How can cancer patients be sure they're getting the latest treatments?
Fewer than 5 percent of adults with cancer will participate in a clinical trial, according to the American Cancer Society. Often it's because patients and their doctors may be unaware a trial for their condition exists.
A social media group is spreading potentially life-saving information, in real time.
It's called Colontown, a private Facebook community with over 2,500 colon cancer patients at different stages, loved ones, and caregivers sharing support, as well as scientific advances.
Member Kristin Tabeling of Colorado Springs, Colorado found a clinical trial there for her husband, Chris, who was diagnosed with stage 4 colon cancer. When the 44-year-old high school principal's chemotherapy stopped working, Tabeling sought a life-saving treatment for her husband.

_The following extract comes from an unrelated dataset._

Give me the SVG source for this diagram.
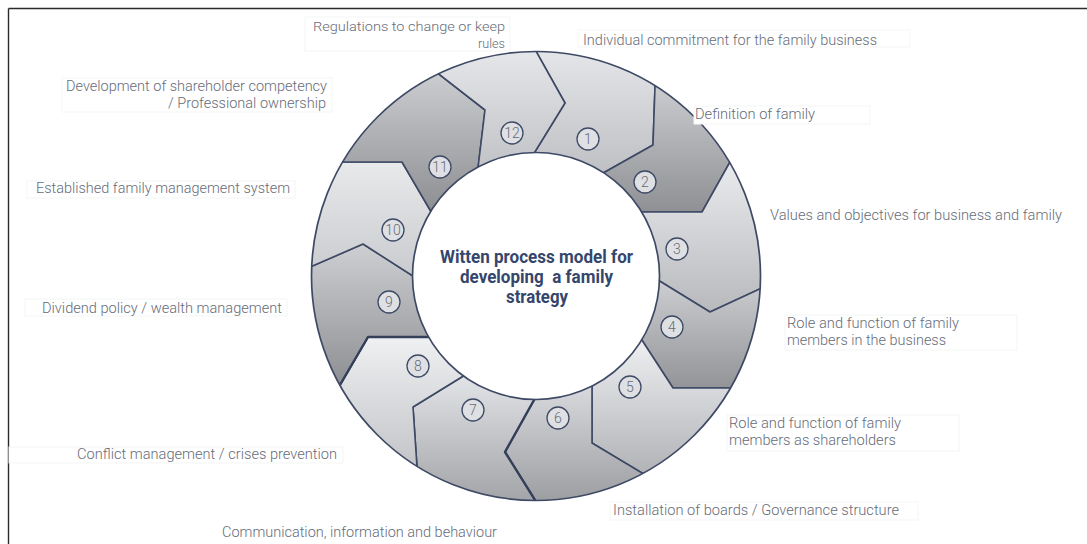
<svg xmlns="http://www.w3.org/2000/svg" width="1087" height="544" viewBox="0 0 1087 544">
  <style>
    .seg { stroke: #3e4a65; stroke-width: 1.6; stroke-linejoin: round; }
    .edge { fill: none; stroke: #3e4a65; stroke-width: 1.7; }
    .thick { fill: none; stroke: #34405a; stroke-width: 2.4; stroke-linejoin: round; }
    .badge circle { fill: #dfe0e3; stroke: #3e4a65; stroke-width: 1.3; }
    .badge text { font-family: Roboto, "Liberation Sans", sans-serif; font-weight: 300; font-size: 14px; fill: #666c78; text-anchor: middle; }
    .lbl { font-family: Roboto, "Liberation Sans", sans-serif; font-weight: 300; font-size: 15px; fill: #666c79; }
    .sm { font-size: 13.5px; }
    .box { fill: #ffffff; stroke: #f4f5f6; stroke-width: 1; }
    .title { font-family: Roboto, "Liberation Sans", sans-serif; font-weight: 700; font-size: 17.5px; fill: #34466b; }
    .frame { stroke: #2a2a2a; stroke-width: 1.4; }
  </style>
  <defs>
    <clipPath id="ring">
      <path clip-rule="evenodd" d="M311.5,276 a224.5,224.5 0 1,0 449,0 a224.5,224.5 0 1,0 -449,0 Z M412.5,276 a123.5,123.5 0 1,0 247,0 a123.5,123.5 0 1,0 -247,0 Z"/>
    </clipPath>
    <linearGradient id="g1" gradientUnits="userSpaceOnUse" x1="0" y1="52" x2="0" y2="173"><stop offset="0" stop-color="#e4e5e8"/><stop offset="1" stop-color="#bfc0c4"/></linearGradient>
    <linearGradient id="g2" gradientUnits="userSpaceOnUse" x1="0" y1="87" x2="0" y2="212"><stop offset="0" stop-color="#cacbce"/><stop offset="1" stop-color="#8f9094"/></linearGradient>
    <linearGradient id="g3" gradientUnits="userSpaceOnUse" x1="0" y1="162" x2="0" y2="312"><stop offset="0" stop-color="#eaebed"/><stop offset="1" stop-color="#b8b9bd"/></linearGradient>
    <linearGradient id="g4" gradientUnits="userSpaceOnUse" x1="0" y1="280" x2="0" y2="388"><stop offset="0" stop-color="#cdced1"/><stop offset="1" stop-color="#939498"/></linearGradient>
    <linearGradient id="g5" gradientUnits="userSpaceOnUse" x1="0" y1="340" x2="0" y2="473"><stop offset="0" stop-color="#eeeff1"/><stop offset="1" stop-color="#b2b3b7"/></linearGradient>
    <linearGradient id="g6" gradientUnits="userSpaceOnUse" x1="0" y1="387" x2="0" y2="501"><stop offset="0" stop-color="#d8d9dc"/><stop offset="1" stop-color="#9d9ea2"/></linearGradient>
    <linearGradient id="g7" gradientUnits="userSpaceOnUse" x1="0" y1="377" x2="0" y2="501"><stop offset="0" stop-color="#e2e3e6"/><stop offset="1" stop-color="#a3a4a8"/></linearGradient>
    <linearGradient id="g8" gradientUnits="userSpaceOnUse" x1="0" y1="337" x2="0" y2="467"><stop offset="0" stop-color="#eff0f2"/><stop offset="1" stop-color="#c3c4c7"/></linearGradient>
    <linearGradient id="g9" gradientUnits="userSpaceOnUse" x1="0" y1="244" x2="0" y2="385"><stop offset="0" stop-color="#cecfd2"/><stop offset="1" stop-color="#8e8f93"/></linearGradient>
    <linearGradient id="g10" gradientUnits="userSpaceOnUse" x1="0" y1="162" x2="0" y2="275"><stop offset="0" stop-color="#e8e9eb"/><stop offset="1" stop-color="#cacbce"/></linearGradient>
    <linearGradient id="g11" gradientUnits="userSpaceOnUse" x1="0" y1="75" x2="0" y2="210"><stop offset="0" stop-color="#cbccd0"/><stop offset="1" stop-color="#8e8f93"/></linearGradient>
    <linearGradient id="g12" gradientUnits="userSpaceOnUse" x1="0" y1="52" x2="0" y2="167"><stop offset="0" stop-color="#e5e6e9"/><stop offset="1" stop-color="#c2c3c6"/></linearGradient>
  </defs>

  <rect width="1087" height="544" fill="#ffffff"/>
  <!-- frame lines along top and left -->
  <line class="frame" x1="8.5" y1="8.5" x2="1087" y2="8.5"/>
  <line class="frame" x1="8.5" y1="8.5" x2="8.5" y2="544"/>

  <!-- twelve chevron steps of the ring, clipped to the annulus -->
  <g id="steps" clip-path="url(#ring)">
    <g id="node-1"><polygon class="seg" fill="url(#g1)" points="517,181 565,103 495,-22 624,-52 658,0 653,145 573,190"/></g>
    <g id="node-2"><polygon class="seg" fill="url(#g2)" points="573,190 653,145 658,0 776,36 772,87 702,212 603,212"/></g>
    <g id="node-3"><polygon class="seg" fill="url(#g3)" points="603,212 702,212 772,87 864,188 840,252 710,312 627,261"/></g>
    <g id="node-4"><polygon class="seg" fill="url(#g4)" points="627,261 710,312 840,252 864,364 823,388 673,388 623,311"/></g>
    <g id="node-5"><polygon class="seg" fill="url(#g5)" points="623,311 673,388 823,388 776,516 717,518 592,443 592,353"/></g>
    <g id="node-6"><polygon class="seg" fill="url(#g6)" points="592,353 592,443 717,518 624,604 580,572 505,452 553,366"/></g>
    <g id="node-7"><polygon class="seg" fill="url(#g7)" points="553,366 505,452 580,572 448,604 423,557 413,407 491,359"/></g>
    <g id="node-8"><polygon class="seg" fill="url(#g8)" points="491,359 413,407 423,557 296,516 298,457 368,337 462,337"/></g>
    <g id="node-9"><polygon class="seg" fill="url(#g9)" points="462,337 368,337 298,457 208,364 230,302 363,244 441,294"/></g>
    <g id="node-10"><polygon class="seg" fill="url(#g10)" points="441,294 363,244 230,302 208,188 254,162 402,162 447,239"/></g>
    <g id="node-11"><polygon class="seg" fill="url(#g11)" points="447,239 402,162 254,162 296,36 372,22 485,110 474,201"/></g>
    <g id="node-12"><polygon class="seg" fill="url(#g12)" points="474,201 485,110 372,22 448,-52 495,-22 565,103 517,181"/></g>
    <!-- heavier step edges -->
    <polyline class="thick" points="580,572 505,452 553,366"/>
    <polyline class="thick" points="298,457 368,337 462,337"/>
  </g>

  <!-- ring outlines -->
  <g id="ring-outline">
    <circle class="edge" cx="536" cy="276" r="224.5"/>
    <circle class="edge" cx="536" cy="276" r="123.5" fill="#ffffff"/>
  </g>

  <!-- numbered badges -->
  <g id="badges" class="badge">
    <g id="badge-1"><circle cx="588" cy="139" r="11"/><text x="588" y="144">1</text></g>
    <g id="badge-2"><circle cx="645" cy="182" r="11"/><text x="645" y="187">2</text></g>
    <g id="badge-3"><circle cx="677" cy="249" r="11"/><text x="677" y="254">3</text></g>
    <g id="badge-4"><circle cx="672" cy="327" r="11"/><text x="672" y="332">4</text></g>
    <g id="badge-5"><circle cx="630" cy="387" r="11"/><text x="630" y="392">5</text></g>
    <g id="badge-6"><circle cx="558" cy="418" r="11"/><text x="558" y="423">6</text></g>
    <g id="badge-7"><circle cx="473" cy="410" r="11"/><text x="473" y="415">7</text></g>
    <g id="badge-8"><circle cx="418" cy="366" r="11"/><text x="418" y="371">8</text></g>
    <g id="badge-9"><circle cx="389" cy="302" r="11"/><text x="389" y="307">9</text></g>
    <g id="badge-10"><circle cx="393" cy="230" r="11"/><text x="393" y="235">10</text></g>
    <g id="badge-11"><circle cx="440" cy="167" r="11"/><text x="440" y="172">11</text></g>
    <g id="badge-12"><circle cx="512" cy="133" r="11"/><text x="512" y="138">12</text></g>
  </g>

  <!-- step labels -->
  <g id="labels">
    <g id="label-1">
      <rect class="box" x="578" y="30" width="332" height="17"/>
      <text class="lbl" x="583" y="44.5" textLength="294" lengthAdjust="spacingAndGlyphs">Individual commitment for the family business</text>
    </g>
    <g id="label-2">
      <rect class="box" x="694" y="106" width="176" height="18"/>
      <text class="lbl" x="695" y="119" textLength="120" lengthAdjust="spacingAndGlyphs">Definition of family</text>
    </g>
    <g id="label-3">
      <text class="lbl" x="770" y="220" textLength="292" lengthAdjust="spacingAndGlyphs">Values and objectives for business and family</text>
    </g>
    <g id="label-4">
      <rect class="box" x="785" y="315" width="232" height="35"/>
      <text class="lbl" x="787" y="327.5" textLength="172" lengthAdjust="spacingAndGlyphs">Role and function of family</text>
      <text class="lbl" x="787" y="345" textLength="159" lengthAdjust="spacingAndGlyphs">members in the business</text>
    </g>
    <g id="label-5">
      <rect class="box" x="727" y="415" width="232" height="36"/>
      <text class="lbl" x="729" y="428" textLength="172" lengthAdjust="spacingAndGlyphs">Role and function of family</text>
      <text class="lbl" x="729" y="445" textLength="167" lengthAdjust="spacingAndGlyphs">members as shareholders</text>
    </g>
    <g id="label-6">
      <rect class="box" x="610" y="502" width="308" height="18"/>
      <text class="lbl" x="613" y="515" textLength="286" lengthAdjust="spacingAndGlyphs">Installation of boards / Governance structure</text>
    </g>
    <g id="label-7">
      <text class="lbl" x="222" y="536.5" textLength="275" lengthAdjust="spacingAndGlyphs">Communication, information and behaviour</text>
    </g>
    <g id="label-8">
      <rect class="box" x="9" y="447" width="334" height="16"/>
      <text class="lbl" x="77" y="458.5" textLength="260" lengthAdjust="spacingAndGlyphs">Conflict management / crises prevention</text>
    </g>
    <g id="label-9">
      <rect class="box" x="25" y="299" width="262" height="17"/>
      <text class="lbl" x="42" y="312.5" textLength="240" lengthAdjust="spacingAndGlyphs">Dividend policy / wealth management</text>
    </g>
    <g id="label-10">
      <rect class="box" x="27" y="181" width="268" height="17"/>
      <text class="lbl" x="36" y="193" textLength="254" lengthAdjust="spacingAndGlyphs">Established family management system</text>
    </g>
    <g id="label-11">
      <rect class="box" x="62" y="78" width="270" height="34"/>
      <text class="lbl" x="66" y="90.5" textLength="261" lengthAdjust="spacingAndGlyphs">Development of shareholder competency</text>
      <text class="lbl" x="168" y="107.5" textLength="158" lengthAdjust="spacingAndGlyphs">/ Professional ownership</text>
    </g>
    <g id="label-12">
      <rect class="box" x="305" y="17" width="205" height="34"/>
      <text class="lbl sm" x="313" y="31" textLength="192" lengthAdjust="spacingAndGlyphs">Regulations to change or keep</text>
      <text class="lbl sm" x="478" y="47.5" textLength="27" lengthAdjust="spacingAndGlyphs">rules</text>
    </g>
  </g>

  <!-- centre title -->
  <g id="title">
    <text class="title" x="440" y="263" textLength="193" lengthAdjust="spacingAndGlyphs">Witten process model for</text>
    <text class="title" x="460" y="283" textLength="153" lengthAdjust="spacingAndGlyphs" xml:space="preserve">developing  a family</text>
    <text class="title" x="506" y="303" textLength="62" lengthAdjust="spacingAndGlyphs">strategy</text>
  </g>
</svg>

"I don't know how you sort through 3,500 clinical trials with words that you don't even know what they mean," Tabeling told NBC News.
The Colontown community is divided into 40 "neighborhoods" — each focused on special interests — with comical names, like Rectalburgh. One section called the "the clinic" is dedicated to clinical trials.

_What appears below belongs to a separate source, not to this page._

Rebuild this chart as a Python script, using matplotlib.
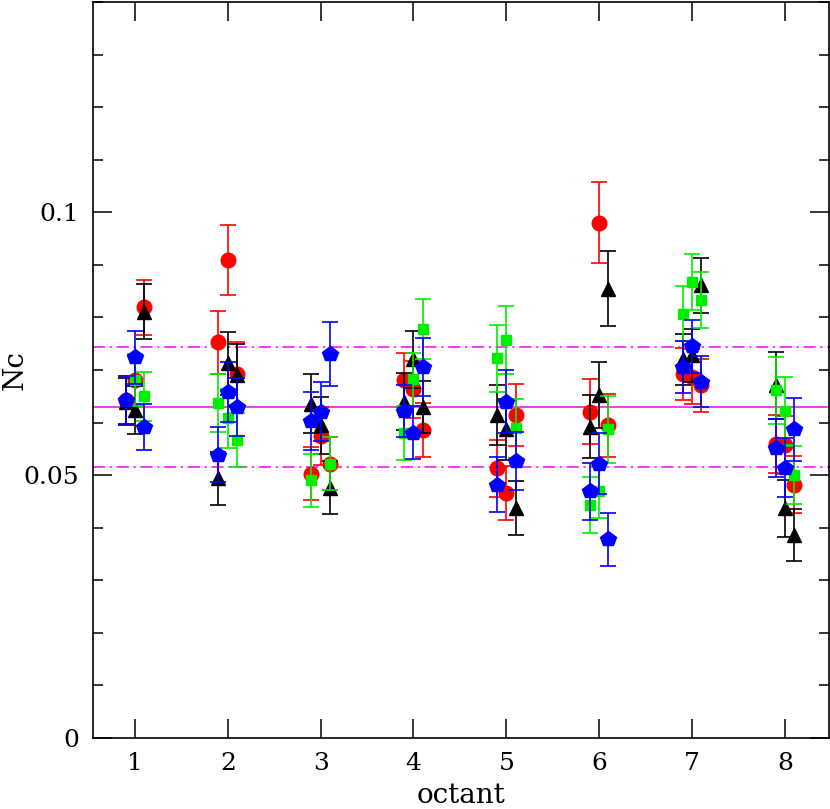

That's where Tom Marsilje, a San Diego scientist specializing in cancer drug research, regularly posts. Marsilje is also a stage 4 colon cancer patient searching for his own cure.
"Now that I'm an activist and an advocate for others; I go through my research project as I try to save my own life," said Marsilje. "As soon as scientific information is released on paper or a scientific meeting, I post it to the Colontown Clinic, in real time," says Marsilje.
The National Institutes of Health (NIH) has a large government organized database with clinical trial information. However, the database of the latest interventional trials intimidated even Marsilje, who has an extensive oncology background. Marsilje believes "the clinic" section of Colontown levels the playing field, giving people access to cutting edge scientific research.
There have long been online support groups and blogs for cancer patients and people with other diseases and Colontown is the latest tool to help patients find comfort and strength in numbers.
"When I sit in the hospital late at night, when Chris is sleeping after a procedure and I look out the window and it's dark; I miss my kids, I miss my husband," said Tabeling. "I can get online and someone is there to talk to me, to listen to me, to tell me that I am not alone.